Dans tes derniers romans on avait quitté Gabriel encore très accroché à Joséphine. Alors qu’il est condamné il rencontre Diane qui va le faire renaître de ses cendres.
Diane c’est pas n’importe qui ! Elle adore tout ce que les végans détestent. Elle adore les steaks tartares, les rognons de veau, la langue de bœuf, les cuisses de grenouille, le foie de veau, la gardiane de taureau, la tête de veau… Tout ce qui est fort en bouche quoi.
Dans La Marge d’erreur tu prends la décision de condamner ton double, Gabriel !
Oui mais il y en aura d’autres des doubles. Ne t’inquiète pas. J’ai d’autres projets en vue. Je peux même te donner un scoop : mon prochain double va s’appeler Diego Lambert !
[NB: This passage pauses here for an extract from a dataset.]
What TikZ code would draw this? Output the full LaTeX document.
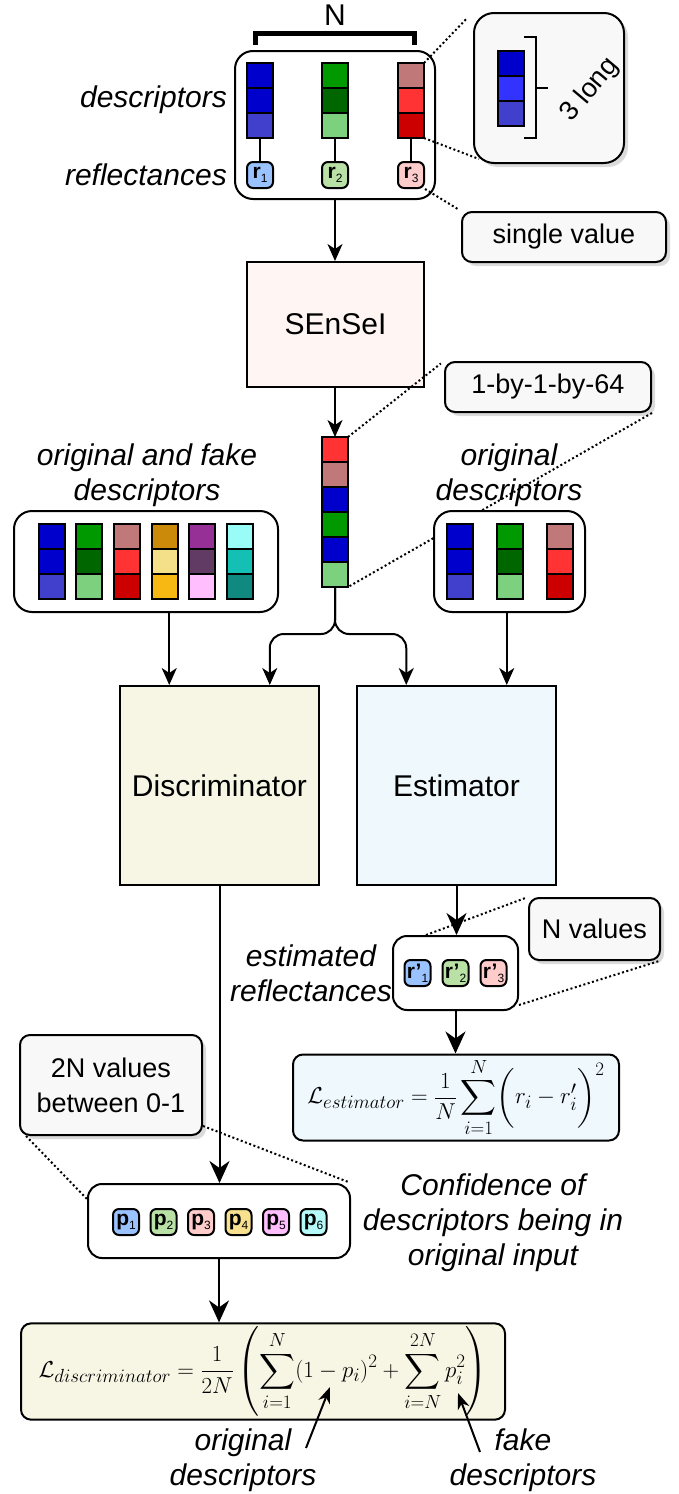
\documentclass[tikz,border=0pt]{standalone}
\usepackage{fix-cm}
\usepackage{amsmath}
\usepackage[no-math]{fontspec}
\setmainfont{Liberation Sans}
\usetikzlibrary{calc, arrows.meta, chains, positioning, shadows}
\DeclareMathSizes{23}{23}{19}{15}

\newcommand{\valtxt}[2]{\textbf{#1}\raisebox{-4pt}{\fontsize{12}{12}\selectfont #2}}

\begin{document}
\begin{tikzpicture}
  [x=1pt, y=-1pt,
    >={Stealth[length=17pt, width=15pt, inset=5pt]},
    node distance=25pt]

  \definecolor{blueA}{HTML}{0000CC}
  \definecolor{blueB}{HTML}{3333FF}
  \definecolor{blueC}{HTML}{4040CC}
  \definecolor{greenA}{HTML}{009900}
  \definecolor{greenB}{HTML}{006600}
  \definecolor{greenC}{HTML}{7DD17E}
  \definecolor{redA}{HTML}{C07878}
  \definecolor{redB}{HTML}{FF3333}
  \definecolor{redC}{HTML}{CC0000}
  \definecolor{goldA}{HTML}{CC8A0A}
  \definecolor{goldB}{HTML}{F5E08A}
  \definecolor{goldC}{HTML}{F7B814}
  \definecolor{violA}{HTML}{963096}
  \definecolor{violB}{HTML}{613B63}
  \definecolor{violC}{HTML}{FFBFFF}
  \definecolor{tealA}{HTML}{99FCF7}
  \definecolor{tealB}{HTML}{14BFB3}
  \definecolor{tealC}{HTML}{108A80}
  \definecolor{valblue}{HTML}{99C2FF}
  \definecolor{valgreen}{HTML}{B9E0A5}
  \definecolor{valred}{HTML}{FFCCCC}
  \definecolor{valgold}{HTML}{F7E08E}
  \definecolor{valpink}{HTML}{FFBFFF}
  \definecolor{valcyan}{HTML}{B5FAF8}
  \definecolor{senseifill}{HTML}{FFF5F3}
  \definecolor{discfill}{HTML}{F7F6E4}
  \definecolor{estfill}{HTML}{EEF8FD}
  \definecolor{notefill}{HTML}{F8F8F8}

  \tikzset{
    cell/.style={on grid, on chain,
      rectangle,
      draw=black, line width=2pt,
      minimum width=26pt, minimum height=25pt,
      inner sep=0pt, outer sep=0pt,
    },
    group/.style={
      rectangle, rounded corners=18pt,
      draw=black, line width=2pt, fill=white,
    },
    net/.style={
      rectangle,
      draw=black, line width=2pt,
      font=\fontsize{30}{36}\selectfont,
    },
    val/.style={
      rectangle, rounded corners=6pt,
      draw=black, line width=2pt,
      minimum width=26pt, minimum height=26pt, inner sep=0pt,
      font=\fontsize{21}{21}\selectfont,
    },
    note/.style={
      rectangle, rounded corners=10pt,
      draw=black, line width=2pt, fill=notefill,
      drop shadow={shadow xshift=4pt, shadow yshift=-4pt, fill=black!28},
      align=center, font=\fontsize{27}{35}\selectfont,
    },
    loss/.style={
      rectangle, rounded corners=10pt,
      draw=black, line width=2pt,
      font=\fontsize{23}{28}\selectfont,
    },
    lbl/.style={inner sep=0pt, align=center, font=\fontsize{30}{35}\selectfont\itshape},
    flow/.style={->, draw, line width=2pt},
    bigflow/.style={flow, -{Stealth[length=22pt, width=20pt, inset=7pt]}},
    ptr/.style={draw, line width=2pt, -{Stealth[length=16pt, width=12pt, inset=5pt]}},
    stem/.style={draw, line width=2pt},
    zoomline/.style={draw, line width=2pt, dash pattern=on 2pt off 2.5pt},
  }

  \useasboundingbox (0,0) rectangle (678,1494);

  % input: descriptors and reflectances
  \node[group, minimum width=200pt, minimum height=148pt] (inbox) at (335,125) {};
  \begin{scope}[start chain=t1 going below]
    \node[cell, fill=blueA] at (260,75.5) {}; \node[cell, fill=blueA] {}; \node[cell, fill=blueC] {};
  \end{scope}
  \begin{scope}[start chain=t2 going below]
    \node[cell, fill=greenA] at (335,75.5) {}; \node[cell, fill=greenB] {}; \node[cell, fill=greenC] {};
  \end{scope}
  \begin{scope}[start chain=t3 going below]
    \node[cell, fill=redA] at (411,75.5) {}; \node[cell, fill=redB] {}; \node[cell, fill=redC] {};
  \end{scope}
  \node[val, fill=valblue] (r1) at (260,175) {\valtxt{r}{1}};
  \node[val, fill=valgreen] (r2) at (335,175) {\valtxt{r}{2}};
  \node[val, fill=valred] (r3) at (411,175) {\valtxt{r}{3}};
  \draw[stem] (t1-3) -- (r1);
  \draw[stem] (t2-3) -- (r2);
  \draw[stem] (t3-3) -- (r3);

  \node[font=\fontsize{30}{36}\selectfont] (nlbl) at (335,15) {N};
  \draw[line width=5pt] (255,45) |- (414,33) -- (414,45);
  \node[lbl, anchor=east] (desclbl) at (227,100) {descriptors};
  \node[lbl, anchor=east] (refllbl) at (227,175) {reflectances};

  % zoom on one descriptor
  \node[note, rounded corners=20pt, minimum width=150pt, minimum height=150pt] (longnote) at (549,88) {};
  \begin{scope}[start chain=s going below]
    \node[cell, fill=blueA] at (511,63.5) {}; \node[cell, fill=blueB] {}; \node[cell, fill=blueC] {};
  \end{scope}
  \draw[line width=2.5pt] (524,37) -| (536,138) -- (524,138);
  \draw[line width=2.5pt] (536,88) -- (548,88);
  \node[font=\fontsize{27}{32}\selectfont, rotate=50] (longlbl) at (590,90) {3 long};
  \draw[zoomline, shorten >=8pt] (t3-1.north east) -- (longnote.north west);
  \draw[zoomline] (t3-3.south east) -- ([shift={(6,-5)}]longnote.south west);

  \node[note, minimum width=204pt, minimum height=50pt] (single) at (564,237) {single value};
  \draw[zoomline, shorten >=3pt] (r3.south east) -- (single.north west);

  % SEnSeI
  \node[net, fill=senseifill, minimum width=177pt, minimum height=125pt] (sensei) at (335.5,324.5) {SEnSeI};
  \draw[flow] (inbox.south) -- (inbox.south |- sensei.north);

  \begin{scope}[start chain=v going below]
    \node[cell, fill=redB] at (335,449.5) {}; \node[cell, fill=redA] {}; \node[cell, fill=blueA] {};
    \node[cell, fill=greenA] {}; \node[cell, fill=blueA] {}; \node[cell, fill=greenC] {};
  \end{scope}
  \draw[flow] (sensei.south -| v-1.north) -- (v-1.north);

  \node[note, minimum width=206pt, minimum height=50pt] (dims) at (548,387) {1-by-1-by-64};
  \draw[zoomline, shorten >=4pt] (v-1.north east) -- (dims.north west);
  \draw[zoomline] (dims.south east) -- (v-6.south east);

  % original and fake descriptors
  \node[lbl] (fakelbl) at (147,475) {original and fake\\descriptors};
  \node[group, minimum width=264pt, minimum height=101pt] (fbox) at (146,561.5) {};
  \begin{scope}[start chain=f1 going below]
    \node[cell, fill=blueA] at (51.5,536.5) {}; \node[cell, fill=blueA] {}; \node[cell, fill=blueC] {};
  \end{scope}
  \begin{scope}[start chain=f2 going below]
    \node[cell, fill=greenA] at (89.2,536.5) {}; \node[cell, fill=greenB] {}; \node[cell, fill=greenC] {};
  \end{scope}
  \begin{scope}[start chain=f3 going below]
    \node[cell, fill=redA] at (127,536.5) {}; \node[cell, fill=redB] {}; \node[cell, fill=redC] {};
  \end{scope}
  \begin{scope}[start chain=f4 going below]
    \node[cell, fill=goldA] at (164.6,536.5) {}; \node[cell, fill=goldB] {}; \node[cell, fill=goldC] {};
  \end{scope}
  \begin{scope}[start chain=f5 going below]
    \node[cell, fill=violA] at (202.3,536.5) {}; \node[cell, fill=violB] {}; \node[cell, fill=violC] {};
  \end{scope}
  \begin{scope}[start chain=f6 going below]
    \node[cell, fill=tealA] at (240,536.5) {}; \node[cell, fill=tealB] {}; \node[cell, fill=tealC] {};
  \end{scope}

  % original descriptors
  \node[lbl] (origlbl) at (509,475) {original\\descriptors};
  \node[group, minimum width=151pt, minimum height=101pt] (obox) at (509.5,561.5) {};
  \begin{scope}[start chain=o1 going below]
    \node[cell, fill=blueA] at (459.5,536.5) {}; \node[cell, fill=blueA] {}; \node[cell, fill=blueC] {};
  \end{scope}
  \begin{scope}[start chain=o2 going below]
    \node[cell, fill=greenA] at (509.5,536.5) {}; \node[cell, fill=greenB] {}; \node[cell, fill=greenC] {};
  \end{scope}
  \begin{scope}[start chain=o3 going below]
    \node[cell, fill=redA] at (559.5,536.5) {}; \node[cell, fill=redB] {}; \node[cell, fill=redC] {};
  \end{scope}

  % networks
  \node[net, fill=discfill, minimum width=199pt, minimum height=199pt] (disc) at (219.5,785.5) {Discriminator};
  \node[net, fill=estfill, minimum width=199pt, minimum height=199pt] (est) at (456.5,785.5) {Estimator};
  \coordinate (dIn1) at ($(disc.north west)!0.25!(disc.north east)$);
  \coordinate (dIn2) at ($(disc.north west)!0.75!(disc.north east)$);
  \coordinate (eIn1) at ($(est.north west)!0.25!(est.north east)$);
  \coordinate (eIn2) at ($(est.north west)!0.75!(est.north east)$);
  \draw[flow] (fbox.south -| dIn1) -- (dIn1);
  \draw[flow, rounded corners=14pt] (v-6.south) |- ([yshift=51pt]dIn2) -- (dIn2);
  \draw[flow, rounded corners=14pt] (v-6.south) |- ([yshift=51pt]eIn1) -- (eIn1);
  \draw[flow] (obox.south -| eIn2) -- (eIn2);

  % estimator output
  \node[group, rounded corners=14pt, minimum width=125pt, minimum height=74pt] (rbox) at (455.5,973) {};
  \node[val, fill=valblue] (e1) at (417.5,973) {\valtxt{r'}{1}};
  \node[val, fill=valgreen] (e2) at (455.5,973) {\valtxt{r'}{2}};
  \node[val, fill=valred] (e3) at (493.5,973) {\valtxt{r'}{3}};
  \draw[bigflow] (est.south) -- (est.south |- rbox.north);
  \node[lbl] (estlbl) at (311,973) {estimated\\reflectances};
  \node[note, minimum width=131pt, minimum height=62pt] (nvals) at (594.5,929) {N values};
  \draw[zoomline, shorten >=3pt] ([xshift=34pt]rbox.north west) -- (nvals.north west);
  \draw[zoomline] ([yshift=6pt]rbox.south east) -- ([xshift=-2pt]nvals.south east);

  \node[loss, fill=estfill, minimum width=326pt, minimum height=75pt] (lest) at (456,1097.5)
    {$\displaystyle \mathcal{L}_{estimator} = \frac{1}{N}\sum_{i=1}^{N}\biggl(r_i - r'_i\biggr)^2$};
  \draw[bigflow] (rbox.south) -- (rbox.south |- lest.north);

  % discriminator output
  \node[group, rounded corners=14pt, minimum width=262pt, minimum height=74pt] (pbox) at (219,1221) {};
  \node[val, fill=valblue] (p1) at (126,1222) {\valtxt{p}{1}};
  \node[val, fill=valgreen] (p2) at (163.5,1222) {\valtxt{p}{2}};
  \node[val, fill=valred] (p3) at (201,1222) {\valtxt{p}{3}};
  \node[val, fill=valgold] (p4) at (238.5,1222) {\valtxt{p}{4}};
  \node[val, fill=valpink] (p5) at (276,1222) {\valtxt{p}{5}};
  \node[val, fill=valcyan] (p6) at (313.5,1222) {\valtxt{p}{6}};
  \draw[bigflow] (disc.south) -- (disc.south |- pbox.north);
  \node[note, minimum width=182pt, minimum height=100pt] (pnote) at (111,1085) {2N values\\between 0-1};
  \draw[zoomline] ([xshift=7pt]pnote.south west) -- ([yshift=-16pt]pbox.north west);
  \draw[zoomline, shorten >=3pt] ([yshift=10pt]pnote.south east) -- (pbox.north east);
  \node[lbl] (conflbl) at (493,1223) {Confidence of\\descriptors being in\\original input};

  \node[loss, fill=discfill, minimum width=484pt, minimum height=75pt] (ldisc) at (263,1371.5)
    {$\displaystyle \mathcal{L}_{discriminator} = \frac{1}{2N}\left(\sum_{i=1}^{N}(1-p_i)^2 + \sum_{i=N}^{2N}p_i^2\right)$};
  \draw[bigflow] (pbox.south) -- (pbox.south |- ldisc.north);

  \node[lbl] (origterm) at (243,1460) {original\\descriptors};
  \node[lbl] (faketerm) at (523,1460) {fake\\descriptors};
  \coordinate (origP) at (330,1387);
  \coordinate (fakeP) at (458,1393);
  \draw[ptr] ([shift={(63,-12)}]origterm.center) -- (origP);
  \draw[ptr] ([shift={(-43,-8)}]faketerm.center) -- (fakeP);
\end{tikzpicture}
\end{document}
Qu’est-ce que l’écriture t’apporte aujourd’hui ?
Au début c’est dur quand je fais la première version… C’est dur… C’est lent… C’est besogneux… C’est difficile… Et puis quand je pars tout réécrire dans la résidence d’auteur de la maison d’édition de mon éditrice (Marion Mazauric) à Vauvert, c’est un vrai plaisir. J’ai déjà un premier squelette, un brouillon, et ça me rassure. A partir de là je peux me lancer. J’écris la nuit à partir de onze heures du soir jusqu’à huit heures du matin. A ce moment-là j’ai un vrai plaisir d’écriture. On est isolé de tout, on est à quinze minutes de la première habitation, on est au cœur des vignes avec les chevaux de Camargue. Il y a personne.
Donc le travail te donne du plaisir ?
Si tu veux, le génie sans le travail n’est qu’une sale manie. J’essaie de travailler et de faire chaque phrase pour que le lecteur oublie qu’il lit, pour qu’il se dise « Olala ! Il s’est pas foulé ! » Tu vois ce que je veux dire ? C’est là que j’ai réussi mon coup, quand le lecteur se dit que c’est facile. Mais en fait il n’y a rien de plus difficile que de donner l’impression d’écrire facilement. Je déteste lire un bouquin où tu te dis « Oh putain le mec ! Il s’est donné de la peine à faire sa phrase qui dure six lignes ! Olala ! Elle est costaud sa phrase là ! Olala il écrit bien lui ! Olala ! Il nous montre ses biceps avec tous ses adverbes et ses propositions de subordination ou je sais pas trop quoi… » Non non… C’est l’inverse l’écriture. C’est donner l’impression de facilité à force de travail et d’obstination.
Tu m’as dit que tu adorais la résidence de ton éditrice à Vauvert, je sais que tu aimes beaucoup Sète… En fait tu adores notre région ! Quand est-ce que tu arrives à convaincre ton amoureuse de nous rejoindre dans le sud ?
Pour l’instant c’est elle qui essaie de me convaincre de partir dans un an vivre à Brie-Comte-Robert mon gars (rire). Donc tu vois les rôles sont plutôt inversés là ! Mais Sète j’adore parce que c’est une ville qui a su rester populaire. Et puis c’est une ville qui donne vers l’Afrique. A Sète tu peux prendre un ferry qui part vers Tanger. Tu peux te dire « je prends un bateau et je pars en Afrique ! » Ça c’est formidable.
La maison d’édition Au diable Vauvert qui t’édite depuis des années vient de fêter ses 20 ans, qu’est-ce que tu as ressenti pour cet anniversaire ?
C’était très émouvant, j’ai vu plein de nouveaux auteurs. Ils sont venus avec mes bouquins pour me les faire signer. Ils m’ont dit que j’avais beaucoup compté pour eux. Donc ça m’a touché… D’être avec Marion et de voir tout ce chemin qu’on a parcouru c’est quand même fou… Le premier livre qu’elle a édité avec le Diable c’était mon bouquin Mémoire courte et on a eu le Prix de Flore avec. C’est fou cette histoire. Et elle continue.